If you are a real Chocoler and you are visiting San Francisco Bay Area, you must visit TCHO!  It’s a fascinating company where the technology culture of the Silicon Valley merges with San Francisco’s foodie culture.  Last weekend I went up to visit the TCHO factory store at Pier 17 in San Francisco, just north of the Port of San Francisco and was it worth the trip. (NOTE: TCHO has now moved their factory to Berkeley; this was before they moved.)

After Scharffenberger got purchased by Hershey’s, Hershey’s shut down the Berkeley factory.  Since Guittard and See’s don’t offer public tours, TCHO is the only real production chocolate factory you can visit in the San Francisco Bay Area.
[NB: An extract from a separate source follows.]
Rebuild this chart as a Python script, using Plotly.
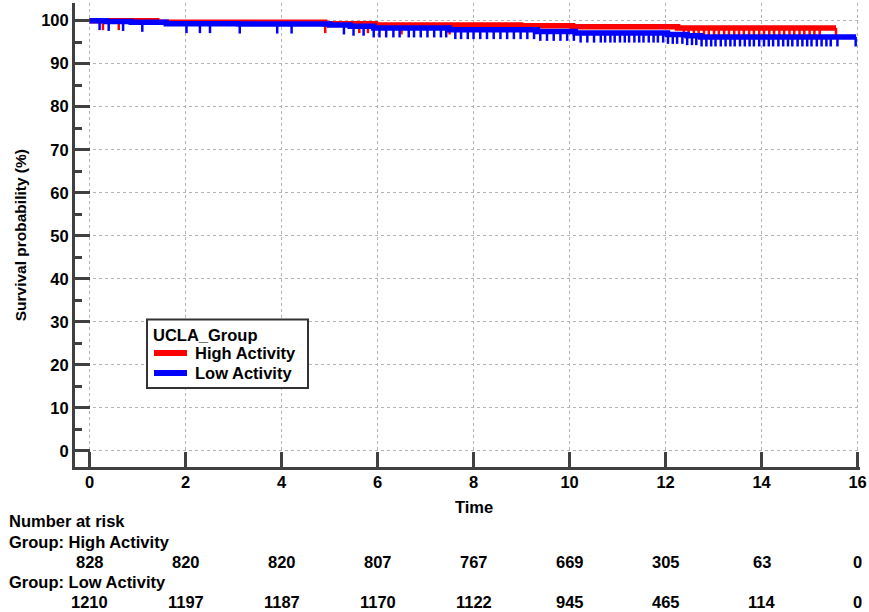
import bisect
import plotly.graph_objects as go

# ---------------- data ----------------
high_time = [0, 1.4, 4.9, 5.95, 8.98, 10.06, 12.25, 15.55]
high_surv = [100, 99.6, 99.3, 99.0, 98.8, 98.6, 98.3, 98.3]
low_time = [0, 0.35, 0.87, 1.6, 3.1, 5.0, 5.43, 5.92, 7.5, 9.33, 10.12, 12.04, 12.45, 12.73, 15.97]
low_surv = [100, 99.8, 99.6, 99.3, 99.2, 99.0, 98.7, 98.3, 97.9, 97.5, 97.1, 96.8, 96.5, 96.2, 96.2]

high_censor = [0.28, 0.61, 4.91, 5.62, 5.80, 6.50, 7.50,
               12.38, 12.48, 12.59, 12.69, 12.80, 12.90, 13.01, 13.11, 13.22, 13.32,
               13.43, 13.53, 13.63, 13.74, 13.84, 13.95, 14.05, 14.16, 14.26, 14.37,
               14.47, 14.58, 14.68, 14.79, 14.89, 15.00, 15.10, 15.21, 15.55]
low_censor = [0.21, 0.40, 0.70, 1.10, 2.02, 2.30, 2.51, 3.13, 3.91, 4.21, 5.30, 5.50,
              5.71, 5.92, 6.04, 6.18, 6.33, 6.46, 6.65, 6.76, 6.90, 7.04, 7.18, 7.32,
              7.43, 7.62, 7.74, 7.88, 8.00, 8.14, 8.28, 8.42, 8.56, 8.70, 8.84, 8.98,
              9.12, 9.26, 9.39, 9.53, 9.67, 9.81, 9.95, 10.09, 10.23, 10.37, 10.51, 10.65,
              10.74, 10.85, 10.94, 11.05, 11.15, 11.24, 11.35, 11.45, 11.54, 11.65, 11.75,
              11.84, 11.95, 12.05, 12.15, 12.24, 12.35, 12.45, 12.55, 12.64, 12.75, 12.85,
              12.95, 13.04, 13.15, 13.25, 13.35, 13.44, 13.55, 13.65, 13.75, 13.84, 13.95,
              14.05, 14.15, 14.24, 14.35, 14.45, 14.55, 14.64, 14.75, 14.85, 14.95, 15.04,
              15.15, 15.25, 15.35, 15.44, 15.58, 15.96]

risk_times = [0, 2, 4, 6, 8, 10, 12, 14, 16]
high_risk = [828, 820, 820, 807, 767, 669, 305, 63, 0]
low_risk = [1210, 1197, 1187, 1170, 1122, 945, 465, 114, 0]

x_ticks = [0, 2, 4, 6, 8, 10, 12, 14, 16]
y_ticks = [0, 10, 20, 30, 40, 50, 60, 70, 80, 90, 100]

group_title = "UCLA_Group"
names = ["High Activity", "Low Activity"]
colors = ["#ff0000", "#0000ff"]

# ---------------- style ----------------
FONT = "Liberation Sans, Arial, sans-serif"
FS = 16.5
AXC = "#404040"
TICK_DROP = 2.2  # censor tick length in y units

W, H = 869, 612
PLOT_LEFT, PLOT_RIGHT = 75, 860
PLOT_TOP, PLOT_BOTTOM = 3, 467
PW = PLOT_RIGHT - PLOT_LEFT
PH = PLOT_BOTTOM - PLOT_TOP


def xpaper(px):
    return (px - PLOT_LEFT) / PW


def ypaper(py):
    return (PLOT_BOTTOM - py) / PH


def step_value(times, surv, t):
    i = bisect.bisect_right(times, t) - 1
    return surv[max(i, 0)]


def censor_segments(times, surv, cens):
    xs, ys = [], []
    for t in cens:
        s = step_value(times, surv, t)
        xs += [t, t, None]
        ys += [s, s - TICK_DROP, None]
    return xs, ys


fig = go.Figure()

groups = [(high_time, high_surv, high_censor), (low_time, low_surv, low_censor)]
for (tt, ss, cc), nm, col in zip(groups, names, colors):
    fig.add_trace(go.Scatter(x=tt, y=ss, mode="lines", name=nm,
                             line=dict(color=col, width=5.5, shape="hv"),
                             showlegend=False, hoverinfo="skip"))
    cx, cy = censor_segments(tt, ss, cc)
    fig.add_trace(go.Scatter(x=cx, y=cy, mode="lines", line=dict(color=col, width=2.5),
                             showlegend=False, hoverinfo="skip"))

ann = []
shapes = []

# x-axis title
ann.append(dict(x=8, y=ypaper(507), xref="x", yref="paper", text="<b>Time</b>", showarrow=False,
                xanchor="center", yanchor="middle", font=dict(family=FONT, size=FS, color="black")))
# y-axis title
ann.append(dict(x=xpaper(20.5), y=50, xref="paper", yref="y", text="<b>Survival probability (%)</b>",
                showarrow=False, textangle=-90, xanchor="center", yanchor="middle",
                font=dict(family=FONT, size=15.5, color="black")))

# risk table
for txt, py in [("Number at risk", 521), ("Group: " + names[0], 541.5), ("Group: " + names[1], 581.5)]:
    ann.append(dict(x=xpaper(7), y=ypaper(py), xref="paper", yref="paper", text="<b>%s</b>" % txt,
                    showarrow=False, xanchor="left", yanchor="middle",
                    font=dict(family=FONT, size=FS, color="black")))
for vals, py in [(high_risk, 561.5), (low_risk, 601.5)]:
    for t, v in zip(risk_times, vals):
        ann.append(dict(x=t, y=ypaper(py), xref="x", yref="paper", text="<b>%d</b>" % v,
                        showarrow=False, xanchor="center", yanchor="middle",
                        font=dict(family=FONT, size=FS, color="black")))

# legend box (drawn by hand to match the reference layout)
shapes.append(dict(type="rect", xref="paper", yref="paper",
                   x0=xpaper(147), x1=xpaper(308), y0=ypaper(388), y1=ypaper(319.5),
                   line=dict(color="#333333", width=2), fillcolor="white", layer="above"))
ann.append(dict(x=xpaper(151), y=ypaper(334.5), xref="paper", yref="paper",
                text="<b>%s</b>" % group_title, showarrow=False, xanchor="left", yanchor="middle",
                font=dict(family=FONT, size=FS, color="black")))
for nm, col, py in zip(names, colors, [353, 373]):
    shapes.append(dict(type="line", xref="paper", yref="paper",
                       x0=xpaper(154), x1=xpaper(187), y0=ypaper(py), y1=ypaper(py),
                       line=dict(color=col, width=6), layer="above"))
    ann.append(dict(x=xpaper(193), y=ypaper(py), xref="paper", yref="paper",
                    text="<b>%s</b>" % nm, showarrow=False, xanchor="left", yanchor="middle",
                    font=dict(family=FONT, size=FS, color="black")))

axis_common = dict(showline=True, linecolor=AXC, linewidth=3, ticks="inside", ticklen=15,
                   tickwidth=2.5, tickcolor=AXC, mirror=False, zeroline=False,
                   showgrid=True, gridcolor="#b4b4b4", gridwidth=1, griddash="dot",
                   tickfont=dict(family=FONT, size=FS, color="black", weight="bold"))

fig.update_layout(
    width=W, height=H,
    margin=dict(l=PLOT_LEFT, r=W - PLOT_RIGHT, t=PLOT_TOP, b=H - PLOT_BOTTOM, pad=0),
    paper_bgcolor="white", plot_bgcolor="white",
    xaxis=dict(range=[-0.302, 16.05], tickvals=x_ticks, ticktext=[str(v) for v in x_ticks],
               ticklabelstandoff=-2, **axis_common),
    yaxis=dict(range=[-3.72, 104.1], tickvals=y_ticks, ticktext=[str(v) for v in y_ticks],
               minor=dict(ticks="inside", ticklen=7, tickwidth=2.5, tickcolor=AXC, dtick=5, tick0=0,
                          showgrid=False),
               **axis_common),
    annotations=ann,
    shapes=shapes,
    showlegend=False,
)

fig.write_html("out.html", config={"displayModeBar": False},
               post_script="document.body.style.margin='0';document.body.style.padding='0';")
From the outside, the store looks very functional with its clear branding message, “New American Chocolate.”  Nice brand statement that makes you want to go in and try out their offerings!

As soon as you walk in the factory store you realize that this a very different and modern chocolate company.

The brand “TCHO” is clearly visible against the orange background.  One would expect to see a brown wall for a chocolate company but instead they have chosen brighter and bolder color which keeps the atmosphere fresh and invigorating.  There was always a buzz of people coming and going and on one of the walls where was an ensemble of tablet computers showing colorful images of the chocolate plantations and harvest.  Below them were some touch tablets you could interact with to learn more about TCHO.

TCHO doesn’t simply sell their chocolate but they offer kitchen tools, cookbooks, T-shirts, ice cream, and freshly brewed coffee.  In addition to products you could sample each of their four flavors: Chocolatey, Nutty, Fruity, and Citrus.

This company clearly understands strong branding.  A simple black and white sign declares,

“TCHO is:

Made in San Francisco


Fair Trade

TCHOSource Program”

Elegant and highly differentiated for what could otherwise be considered a commodity to a non-Chocoler.

They take care to choose the right color combinations, fonts, print placements, and arrangements of their products to remind you of Andy Warhol instead of the more traditional chocolate makers from the past.

Pictured below are plain steel cans with a labels “Roasted Cacao Nibs Drenched in Dark Chocolate”  and  ”Roasted Cacao Nibs Citrus” makes you drool and want get into the contents right away.

TCHO’s simple, yet varied product labeling and in-store displays elevates their product to an art-form for use in the home, reminiscent of Apple.  It’s a manifestation of the passion its employees have for their products which its customers transfer into the food they infuse the TCHO chocolate into.

I purchased a can of their hot and cold drinking chocolate and it was absolutely divine, unlike any other hot chocolate I have ever had!  I am going to return in a week or two to pick up a much bigger stash.